Hormonal contraceptives (HCs), designed to prevent pregnancy, are one of the most widely used prescription medications among reproductive age women1 (United Nations, 2019). Although the specific type, formula, and resulting mechanism of action varies, common to all HCs is endocrine disruption due to the introduction of synthetic ovarian hormones into the bloodstream. Despite the prevalence of HC use worldwide and numerous positive impacts on women’s reproductive autonomy, emerging evidence suggests that there may be negative effects of HCs on psychological functioning including altered and potentially maladaptive emotion processing (Lewis et al., 2019, Pahnke et al., 2019, Pletzer and Kerschbaum, 2014). Compared with naturally-cycling2 (NC) women, HC users may exhibit significant alterations in neurophysiology, affecting both structure and function in numerous areas of the brain associated with cognition and emotion (Sharma et al., 2020; for review, Brønnick et al., 2020, Porcu et al., 2019). Behavioral researchers have also begun to uncover differences in adaptive social behaviors between HC users and NC women. Much of this research has focused on a set of outcomes under the broad category of competitiveness and competition, which are important for women’s personal and career-oriented social advancement.

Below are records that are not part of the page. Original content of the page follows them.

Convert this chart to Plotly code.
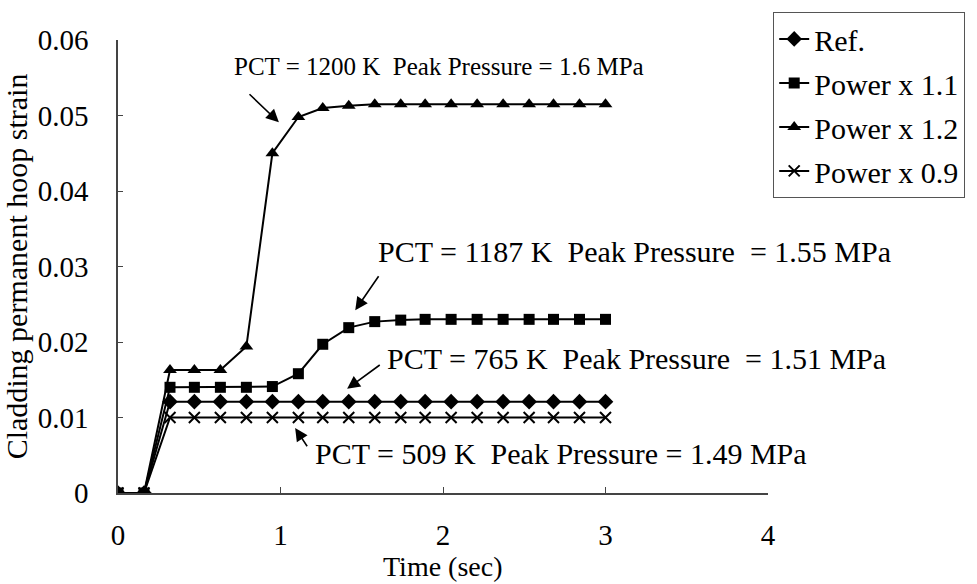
import plotly.graph_objects as go

# Time (sec)
time_s = [0, 0.16, 0.32, 0.47, 0.63, 0.79, 0.95, 1.11, 1.26, 1.42,
          1.58, 1.74, 1.89, 2.05, 2.21, 2.37, 2.53, 2.68, 2.84, 3.00]

# Cladding permanent hoop strain for each case
strain_ref = [0, 0, 0.0121, 0.0121, 0.0121, 0.0121, 0.0121, 0.0121, 0.0121, 0.0121,
              0.0121, 0.0121, 0.0121, 0.0121, 0.0121, 0.0121, 0.0121, 0.0121, 0.0121, 0.0121]
strain_p11 = [0, 0, 0.0140, 0.0140, 0.0140, 0.0140, 0.0141, 0.0158, 0.0197, 0.0219,
              0.0227, 0.0229, 0.0230, 0.0230, 0.0230, 0.0230, 0.0230, 0.0230, 0.0230, 0.0230]
strain_p12 = [0, 0, 0.0163, 0.0163, 0.0163, 0.0194, 0.0450, 0.0498, 0.0510, 0.0513,
              0.0515, 0.0515, 0.0515, 0.0515, 0.0515, 0.0515, 0.0515, 0.0515, 0.0515, 0.0515]
strain_p09 = [0, 0, 0.0100, 0.0100, 0.0100, 0.0100, 0.0100, 0.0100, 0.0100, 0.0100,
              0.0100, 0.0100, 0.0100, 0.0100, 0.0100, 0.0100, 0.0100, 0.0100, 0.0100, 0.0100]

series_names = ["Ref.", "Power x 1.1", "Power x 1.2", "Power x 0.9"]
series_values = [strain_ref, strain_p11, strain_p12, strain_p09]
series_symbols = ["diamond", "square", "triangle-up", "x-thin"]
series_sizes = [12, 11, 12, 11]

x_ticks = [0, 1, 2, 3, 4]
y_ticks = [0, 0.01, 0.02, 0.03, 0.04, 0.05, 0.06]
y_tick_text = ["0", "0.01", "0.02", "0.03", "0.04", "0.05", "0.06"]

# Case annotations: text, font size, text anchor (left, middle), arrow tail, arrow tip
NB = "\u00a0"
notes = [
    (f"PCT = 1200 K{NB}{NB}Peak Pressure = 1.6 MPa", 25, (0.70, 0.0565), (0.80, 0.0530), (0.99, 0.0491)),
    (f"PCT = 1187 K{NB}{NB}Peak Pressure{NB}{NB}= 1.55 MPa", 30, (1.59, 0.0320), (1.61, 0.0289), (1.46, 0.0242)),
    (f"PCT = 765 K{NB}{NB}Peak Pressure{NB}{NB}= 1.51 MPa", 30, (1.64, 0.0178), (1.62, 0.0171), (1.41, 0.0138)),
    (f"PCT = 509 K{NB}{NB}Peak Pressure = 1.49 MPa", 30, (1.20, 0.0052), (1.17, 0.0060), (1.09, 0.0086)),
]

FONT = "Liberation Serif, Times New Roman, serif"

fig = go.Figure()
for i, (name, vals, sym, size) in enumerate(zip(series_names, series_values, series_symbols, series_sizes)):
    fig.add_trace(go.Scatter(
        x=time_s, y=vals, name=name, mode="lines+markers",
        legendgroup=f"g{i}",
        line=dict(color="black", width=2),
        marker=dict(symbol=sym, size=size, color="black",
                    line=dict(color="black", width=2 if sym == "x-thin" else 0)),
    ))

annotations = []
for text, fsize, (tx, ty), (ax, ay), (hx, hy) in notes:
    annotations.append(dict(
        x=tx, y=ty, xref="x", yref="y", text=text, showarrow=False,
        xanchor="left", yanchor="middle",
        font=dict(family=FONT, size=fsize, color="black"),
    ))
    annotations.append(dict(
        x=hx, y=hy, ax=ax, ay=ay, xref="x", yref="y", axref="x", ayref="y",
        text="", showarrow=True, arrowhead=2, arrowsize=1.6, arrowwidth=1.6,
        arrowcolor="black", standoff=0,
    ))

# x-axis title sits tight under the tick labels
annotations.append(dict(
    x=0.5, y=-0.162, xref="paper", yref="paper", text="Time (sec)",
    showarrow=False, xanchor="center", yanchor="middle",
    font=dict(family=FONT, size=28, color="black"),
))

fig.update_layout(
    width=977, height=584,
    margin=dict(l=118, r=203, t=34, b=91),
    paper_bgcolor="white", plot_bgcolor="white",
    font=dict(family=FONT, size=29, color="black"),
    showlegend=True,
    legend=dict(
        x=1.008, y=1.062, xanchor="left", yanchor="top",
        bordercolor="#555555", borderwidth=1, bgcolor="white",
        font=dict(family=FONT, size=30, color="black"),
        tracegroupgap=2, itemwidth=30,
    ),
    annotations=annotations,
)

fig.update_xaxes(
    range=[0, 4], tickvals=x_ticks,
    showline=True, linecolor="#444444", linewidth=1.5,
    ticks="inside", ticklen=6, tickcolor="#444444",
    showgrid=False, zeroline=False,
    tickfont=dict(family=FONT, size=29),
    ticklabelstandoff=15,
)
fig.update_yaxes(
    range=[0, 0.06], tickvals=y_ticks, ticktext=y_tick_text,
    showline=True, linecolor="#444444", linewidth=1.5,
    ticks="inside", ticklen=5, tickcolor="#444444",
    showgrid=False, zeroline=False,
    title=dict(text="Cladding permanent hoop strain", standoff=2, font=dict(family=FONT, size=30)),
    tickfont=dict(family=FONT, size=29),
    ticklabelstandoff=22,
)

fig.write_html("out.html")
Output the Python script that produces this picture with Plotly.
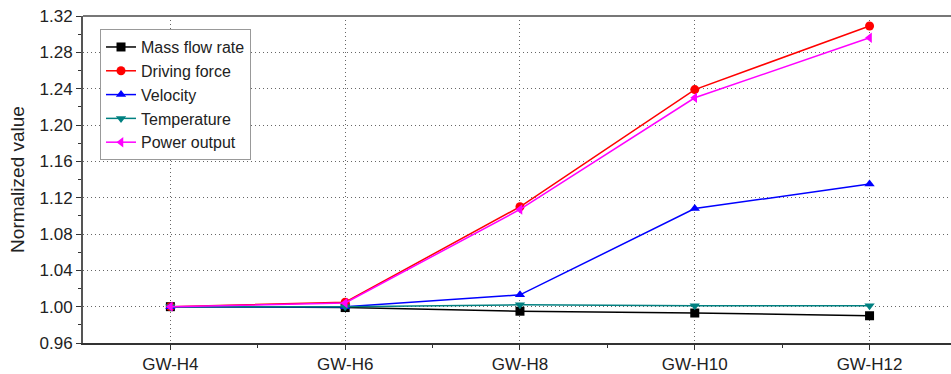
import plotly.graph_objects as go

categories = ["GW-H4", "GW-H6", "GW-H8", "GW-H10", "GW-H12"]
mass_flow = [1.000, 0.999, 0.995, 0.993, 0.990]
driving_force = [1.000, 1.005, 1.110, 1.239, 1.309]
velocity = [1.000, 1.000, 1.013, 1.108, 1.135]
temperature = [1.000, 1.000, 1.002, 1.001, 1.001]
power_output = [1.000, 1.004, 1.107, 1.230, 1.296]
y_ticks = [0.96, 1.00, 1.04, 1.08, 1.12, 1.16, 1.20, 1.24, 1.28, 1.32]

xi = list(range(len(categories)))

series = [
    ("Mass flow rate", mass_flow, "#000000", "square"),
    ("Driving force", driving_force, "#ff0000", "circle"),
    ("Velocity", velocity, "#0000ff", "triangle-up"),
    ("Temperature", temperature, "#008080", "triangle-down"),
    ("Power output", power_output, "#ff00ff", "triangle-left"),
]

fig = go.Figure()
for name, vals, color, sym in series:
    fig.add_trace(go.Scatter(
        x=xi, y=vals, name=name, mode="lines+markers",
        line=dict(color=color, width=1.5),
        marker=dict(symbol=sym, size=9, color=color),
    ))

font_family = "Liberation Sans, Arial, sans-serif"
fig.update_layout(
    width=951, height=374,
    margin=dict(l=83, r=0, t=16, b=31, autoexpand=False),
    paper_bgcolor="white", plot_bgcolor="white",
    font=dict(family=font_family, size=17, color="#222222"),
    showlegend=True,
    legend=dict(
        x=0.0196, y=0.96, xanchor="left", yanchor="top",
        bgcolor="white", bordercolor="#999999", borderwidth=1,
        font=dict(size=16, color="#222222"),
        tracegroupgap=0,
    ),
    xaxis=dict(
        range=[-0.5, 4.466],
        tickmode="array", tickvals=xi, ticktext=categories,
        showgrid=True, gridcolor="#666666", griddash="1px,3px", gridwidth=1,
        showline=True, linecolor="#333333", linewidth=1.5, mirror=False,
        ticks="outside", ticklen=5, tickcolor="#333333",
        minor=dict(tickvals=[x + 0.5 for x in xi[:-1]] + [4.5],
                   ticks="outside", ticklen=3, tickcolor="#333333", showgrid=False),
        zeroline=False,
        tickfont=dict(size=17),
        automargin=False,
    ),
    yaxis=dict(
        range=[0.96, 1.32],
        tickmode="array", tickvals=y_ticks, ticktext=[f"{v:.2f}" for v in y_ticks],
        showgrid=True, gridcolor="#666666", griddash="1px,3px", gridwidth=1,
        showline=True, linecolor="#555555", linewidth=2,
        ticks="outside", ticklen=5, tickcolor="#333333",
        minor=dict(dtick=0.02, tick0=0.96, ticks="outside", ticklen=3,
                   tickcolor="#333333", showgrid=False),
        zeroline=False,
        title=dict(text="Normalized value", font=dict(size=19), standoff=10),
        tickfont=dict(size=17),
        automargin=False,
    ),
)

# top border
fig.add_shape(type="line", xref="paper", yref="paper", x0=0, x1=1, y0=1, y1=1,
              line=dict(color="#777777", width=2))

fig.write_html("out.html", config={"displayModeBar": False},
               post_script="document.body.style.margin='0';document.body.style.overflow='hidden';")
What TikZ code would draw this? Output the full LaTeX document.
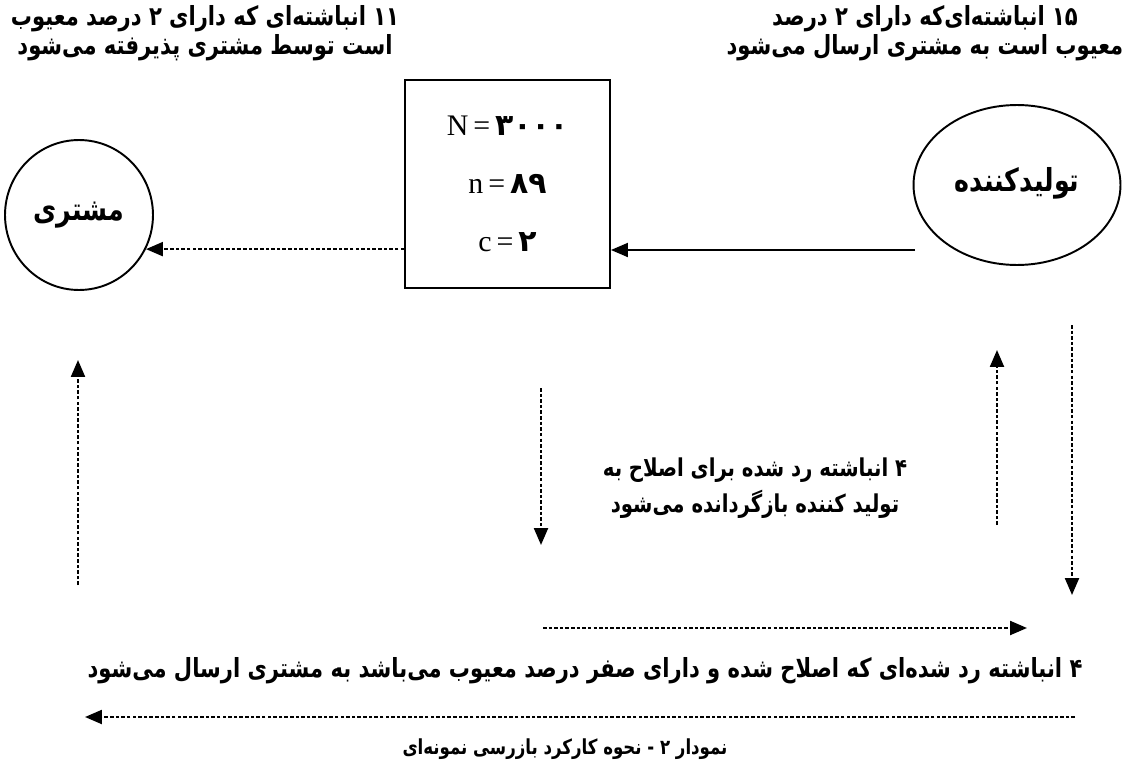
\documentclass[tikz,border=0pt]{standalone}
\usepackage{fontspec}
\setmainfont{Liberation Serif}
\newfontfamily\fa[Script=Arabic, FakeStretch=0.8]{DejaVu Sans}
\newfontfamily\fanum[Script=Arabic]{DejaVu Sans}
\TeXXeTstate=1
\usepackage{tikz}
\usetikzlibrary{arrows.meta, positioning, shapes.geometric}
\tikzset{
	farsi/.style={font=\fa\bfseries\fontsize{15}{16.5}\selectfont, align=center, inner sep=0pt},
	party/.style={draw, ellipse, line width=1.1pt, inner sep=0pt, font=\fa\bfseries\fontsize{18}{20}\selectfont},
	planbox/.style={draw, line width=1.1pt, minimum width=4.1cm, minimum height=4.16cm, align=center, font=\fontsize{17}{33}\selectfont},
	solidarr/.style={-{Triangle[length=3.4mm, width=2.8mm]}, line width=1.1pt},
	dotarr/.style={-{Triangle[length=3.4mm, width=2.8mm]}, line width=1.3pt, dash pattern=on 2pt off 1.2pt},
}

\begin{document}
\begin{tikzpicture}[x=0.02cm, y=-0.02cm]
	\useasboundingbox (0,0) rectangle (1136,767);
	% Top labels
	\node[farsi] (lbltl) at (205,33) {\beginR ۱۱ انباشته‌ای که دارای ۲ درصد معیوب\endR\\\beginR است توسط مشتری پذیرفته می‌شود\endR};
	\node[farsi] (lbltr) at (925,33) {\beginR ۱۵ انباشته‌ای‌که دارای ۲ درصد\endR\\\beginR معیوب است به مشتری ارسال می‌شود\endR};
	% Customer, sampling plan, producer
	\node[party, minimum width=2.96cm, minimum height=3cm] (buyer) at (79,215) {\raisebox{-5pt}{\beginR مشتری\endR}};
	\node[planbox] (plan) at (507.5,184) {N\,=\,{\fanum\bfseries ۳۰۰۰}\\n\,=\,{\fanum\bfseries ۸۹}\\c\,=\,{\fanum\bfseries ۲}};
	\node[party, minimum width=4.14cm, minimum height=3.2cm] (maker) at (1017,185) {\raisebox{6pt}{\beginR تولیدکننده\endR}};
	% Arrows between them
	\coordinate (makerout) at (915,250);
	\draw[solidarr] (makerout) -- (plan.east |- makerout);
	\draw[dotarr] (plan.west |- buyer.-27) -- (buyer.-27);
	% Vertical returns
	\coordinate (backlo) at (78,585);
	\coordinate (backhi) at (78,360);
	\draw[dotarr] (backlo) -- (backhi);
	\coordinate (rejhi) at (541,388);
	\coordinate (rejlo) at (541,545);
	\draw[dotarr] (rejhi) -- (rejlo);
	\coordinate (fixlo) at (997,525);
	\coordinate (fixhi) at (997,350);
	\draw[dotarr] (fixlo) -- (fixhi);
	\coordinate (downhi) at (1072,325);
	\coordinate (downlo) at (1072,595);
	\draw[dotarr] (downhi) -- (downlo);
	% Middle note
	\node[farsi, font=\fa\bfseries\fontsize{14}{20.5}\selectfont] (lblmid) at (755,488) {\beginR ۴ انباشته رد شده برای اصلاح به\endR\\\beginR تولید کننده بازگردانده می‌شود\endR};
	% Bottom flows
	\coordinate (rowl) at (543,628);
	\coordinate (rowr) at (1027,628);
	\draw[dotarr] (rowl) -- (rowr);
	\node[farsi] (lblbot) at (585,671) {\beginR ۴ انباشته رد شده‌ای که اصلاح شده و دارای صفر درصد معیوب می‌باشد به مشتری ارسال می‌شود\endR};
	\coordinate (retr) at (1075,717);
	\coordinate (retl) at (85,717);
	\draw[dotarr] (retr) -- (retl);
	% Caption
	\node[farsi, font=\fa\bfseries\fontsize{11.8}{16}\selectfont] (caption) at (565,749) {\beginR نمودار ۲ - نحوه کارکرد بازرسی نمونه‌ای\endR};
\end{tikzpicture}
\end{document}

The aims of this review are twofold: 1) to introduce a theoretical framework for understanding HC effects on competitive behavior and 2) to comprehensively examine prior research on the effect of HCs on social-behavioral outcomes related to competition. Not only is competing important for social advancement, but competing for access to limited resources is a fact of life: it is exhibited by all organisms in all ecosystems and drives both evolution and reproductive success (Casto and Mehta, 2019, Cheng et al., 2010, Clutton-Brock and Huchard, 2013, Stockley and Bro-Jørgensen, 2011). Individuals who out-compete their rivals are more likely to survive and successfully produce offspring who will then carry their genes into the next generation. It is only by competing—and competing successfully—that individuals can survive, reproduce, and flourish. Despite the importance of competitive behavior, it can be particularly difficult to properly evoke and measure in the laboratory. Attempts to do so often lack ecologically validity and are male-biased (Casto and Prasad, 2017, Williams and Tiedens, 2016).
Guided by the adaptive significance of competition and the constraints of the extant literature, we focus on research that has tested HC effects on two main categories of competitive behavior: competition for reproductive partners (mate selection, attraction, and retention) and competition for social and financial resources (money and social status). We begin with the theoretical framing for hormonal correlates of competitive behavior followed by a brief overview of how HCs affect hormone levels and patterns of exposure. We then review all available prior studies examining HC effects on competitive behavior separately for the two resource categories. We conclude by synthesizing the prior research, identifying methodological strengths and weaknesses, and highlighting avenues for future directions.